More than a few Verizon Wireless customers are in open revolt on the company’s interactive forum, and some are preparing to leave a wireless company they have stayed with for up to 15 years. In a word, the consensus from these vocal customers is: “enough.”

Customer ‘bgudgel‘ explains why:

I have been a loyal Verizon customer for seven years now. I have defended them and recommended them to friends and family, but I feel my time as a Verizon customer has come to an end. The simple reason is that Verizon no longer sees me as a valued customer. I am just a source of income to them. I was prepared to swallow the $30 upgrade fee, but the new shared data plans are the final straw.

You can argue pricing and details all you want, but the simple fact is this – Verizon is clearly not interested in providing great service at fair prices to their customers anymore. The want to provide great service at the highest possible price, and they are taking pages out of the Big Cable handbook to do it – requiring services you don’t want/need in order to get the service that you actually do. And on top of that, the price levels they have chosen for data thresholds and adding additional lines are completely indefensible.

Verizon, I have heard your message loud and clear. You no longer care about me as a customer, so I will gladly take my business somewhere else. I do not know if I can get a better deal anywhere else, but I will no longer give money to you based on the simple principle that you have no respect for your loyal customers. It feels like you are just using us, and that is when I say goodbye.

A California customer considers this the last straw for Big Red:

I too have been a Verizon customer for years. But this final slap in the face is it for me. First, the stupid $30 “upgrade” fee for the “privilege” of buying a new phone from Verizon, and now this absurdity.

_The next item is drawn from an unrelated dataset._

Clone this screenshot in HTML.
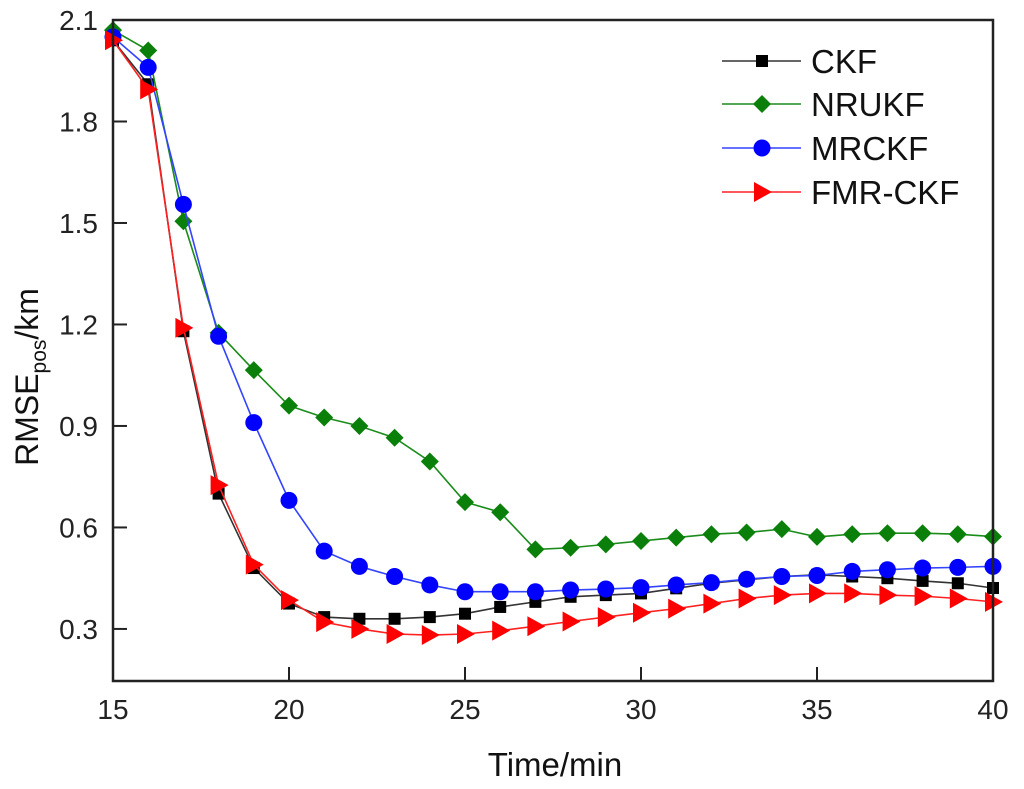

I am researching other companies’ prepaid plans now, and I fully intend to be gone within a couple of weeks, at most. And I won’t encounter cancellation penalties as our 3-line plan is more than 2 years old.

I have grown weary of “data” and its rising costs and caps, and will purposely look for a voice/text plan only. Enough.

And Lyondellic tallies up Verizon’s nickle-and-diming customers over the past year:

During my year with Verizon, I have seen a failed attempt to impose a $2 ‘convenience’ fee for paying my bill online. I have also seen a $30 fee added for device upgrades. Then there was the February 2012 change in the customer agreement that does not limit so-called ‘Network Optimization’ to 3G devices, which also allows throttling (let’s call it what it is) during the current and NEXT billing cycles. Verizon seems to have no issues with someone getting full 4G LTE speed, as long as they pay for it by the GB, but apparently feel that those of us with unlimited data plans should be considered data hogs that can be slowed down into billing cycle that has not even started. So network optimization in Verizon-speak means freeing up bandwidth for their pay by the GB customers by throttling customers with grandfathered unlimited data plans that are using their devices in a manner that is consistent with their agreements! Finally, we are told about the cries for family shared-data plans. I figured Verizon might do something that would make it attractive for me to move into a tiered data plan, boy was I ever wrong.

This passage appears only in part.